Overall, the goal of the Alliance Healthy Schools Program is to create a shift in which healthy eating and physical activity is the norm in schools, not the exception. So healthier products in the vending machines will be ubiquitous and active staff and students will be visible in all places in the school.
It’s important to implement good marketing packages around pricing and promotion for new, healthier products.
The Alliance offers several valuable tools for schools. Our product navigator is an online catalog of compliant products from participating companies. You can use it to create a shopping list of foods that meet our guidelines. We also offer a nutrition calculator for those products that you think might meet our guidelines but you don’t see in the navigator. Both tools are on our website at www.healthiergeneration.org.
In moving to healthier competitive foods and beverages, the first step is to adopt guidelines across all venues. For example, there could be a vending machine outside the principal’s office, outside the gym; maybe there’s the school store down the hall. All of these are separate venues generally coordinated and managed by different administrators. It’s important to adopt the guidelines across the school building or even across your district so students aren’t going from one venue to another to get non-compliant, high-fat products.
Step two is to inventory all of those venues that sell competitive foods and beverages. You want to determine who is responsible for each and who gets the funding from each of those places. Then you need to meet with all the staff members who are responsible for each venue and plan how to make changes to ensure compliance with the guidelines, so you’re changing all your venues at once.
You may have to amend contracts, particularly beverage contracts, so it’s a good idea to get your school or business offi cer engaged if that is the case. You should also consult with students and faculty representatives early and often. Students like to be involved, and they really don’t like changes that they see just being imposed on them. We developed a student activism kit called Steps for a Healthier School, which takes students step by step through the process of making the changes in their school. There is some adult supervision but it’s really student led.

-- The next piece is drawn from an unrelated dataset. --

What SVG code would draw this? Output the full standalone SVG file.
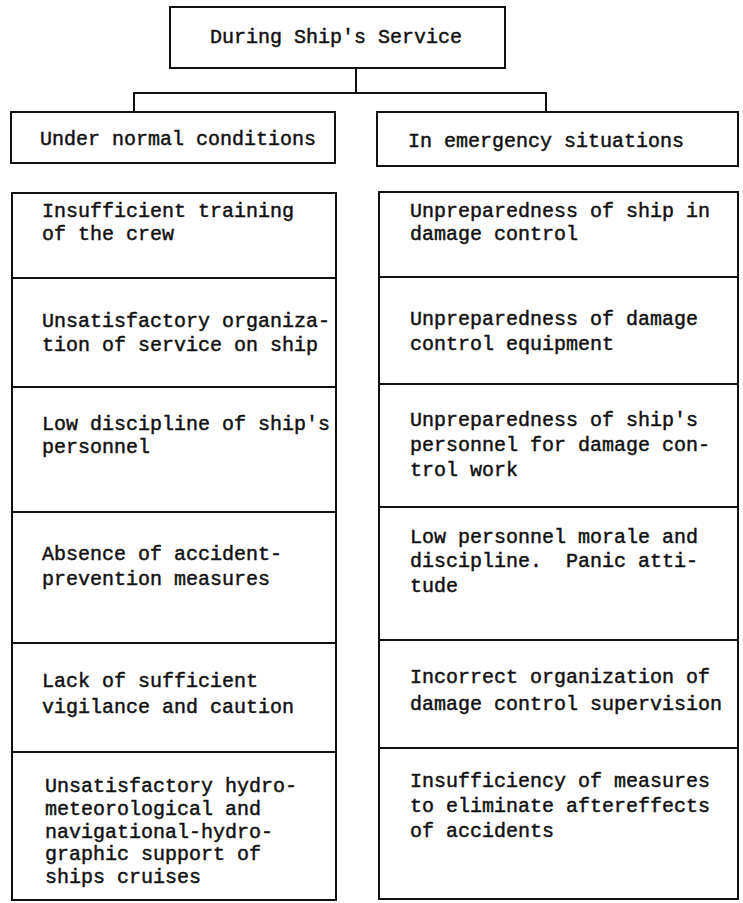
<svg xmlns="http://www.w3.org/2000/svg" width="743" height="903" viewBox="0 0 743 903">
<style>
  .box { fill: #ffffff; stroke: #111111; stroke-width: 2; }
  .div { stroke: #111111; stroke-width: 2; fill: none; }
  .conn { stroke: #111111; stroke-width: 2; fill: none; }
  text { font-family: "Liberation Mono", "Courier New", monospace; font-size: 20px; fill: #111111; stroke: #111111; stroke-width: 0.45; white-space: pre; }
</style>
<rect width="743" height="903" fill="#ffffff"/>
<g id="connectors">
  <path class="conn" d="M356 68 V92"/>
  <path class="conn" d="M134 112 V93 H546 V112"/>
</g>
<g id="root">
  <rect class="box" x="170" y="7" width="335" height="61"/>
  <text x="210" y="43">During Ship's Service</text>
</g>
<g id="normal">
  <rect class="box" x="11" y="112" width="324" height="51"/>
  <text x="40" y="145">Under normal conditions</text>
</g>
<g id="emergency">
  <rect class="box" x="377" y="112" width="361" height="54"/>
  <text x="408" y="147">In emergency situations</text>
</g>
<g id="left-list">
  <rect class="box" x="12" y="193" width="324" height="707"/>
  <path class="div" d="M12 278 H336 M12 387 H336 M12 512 H336 M12 643 H336 M12 752 H336"/>
  <g id="l1"><text x="42" y="217">Insufficient training</text><text x="42" y="240">of the crew</text></g>
  <g id="l2"><text x="42" y="327">Unsatisfactory organiza-</text><text x="42" y="351">tion of service on ship</text></g>
  <g id="l3"><text x="42" y="430">Low discipline of ship's</text><text x="42" y="453">personnel</text></g>
  <g id="l4"><text x="42" y="560">Absence of accident-</text><text x="42" y="585">prevention measures</text></g>
  <g id="l5"><text x="42" y="687">Lack of sufficient</text><text x="42" y="713">vigilance and caution</text></g>
  <g id="l6"><text x="45" y="792">Unsatisfactory hydro-</text><text x="45" y="815">meteorological and</text><text x="45" y="838">navigational-hydro-</text><text x="45" y="860">graphic support of</text><text x="45" y="883">ships cruises</text></g>
</g>
<g id="right-list">
  <rect class="box" x="379" y="192" width="359" height="707"/>
  <path class="div" d="M379 277 H738 M379 384 H738 M379 507 H738 M379 640 H738 M379 748 H738"/>
  <g id="r1"><text x="410" y="217">Unpreparedness of ship in</text><text x="410" y="240">damage control</text></g>
  <g id="r2"><text x="410" y="325">Unpreparedness of damage</text><text x="410" y="350">control equipment</text></g>
  <g id="r3"><text x="410" y="426">Unpreparedness of ship's</text><text x="410" y="451">personnel for damage con-</text><text x="410" y="476">trol work</text></g>
  <g id="r4"><text x="410" y="543">Low personnel morale and</text><text x="410" y="567" xml:space="preserve">discipline.  Panic atti-</text><text x="410" y="592">tude</text></g>
  <g id="r5"><text x="410" y="683">Incorrect organization of</text><text x="410" y="710">damage control supervision</text></g>
  <g id="r6"><text x="410" y="787">Insufficiency of measures</text><text x="410" y="812">to eliminate aftereffects</text><text x="410" y="837">of accidents</text></g>
</g>
</svg>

We recognize that you have a lot of guidelines you likely have to follow. Maybe you have state regulations around nutrition; maybe you have some local regulations. Maybe you even have school or district regs. You’re wondering what to follow. Our guidelines are not intended to undermine more restrictive guidelines. If your existing laws and regulations are less restrictive, following the Alliance guidelines removes the guesswork. We offer science-based, age-appropriate guidelines that will provide lower calorie, nutritious snacks and beverages to students and reinforce the value of calorie and portion control.
We’ve gotten the argument that the Alliance guidelines don’t allow for freedom of choice, but we think they do. It’s a matter of adjusting the environment to help students choose differently, to help students choose from healthier options. It’s important to implement good marketing packages around pricing and promotion for new, healthier products.
One of the ways you can get student acceptance to happen more quickly is through meaningful student involvement. As we defi ne it, it’s student-initiated, shared decision-making with adults. It’s mobilizing change at the grassroots level because we know that that leads to a sustainable solution. Students tend to resist changes they view as being imposed on them by school administrators.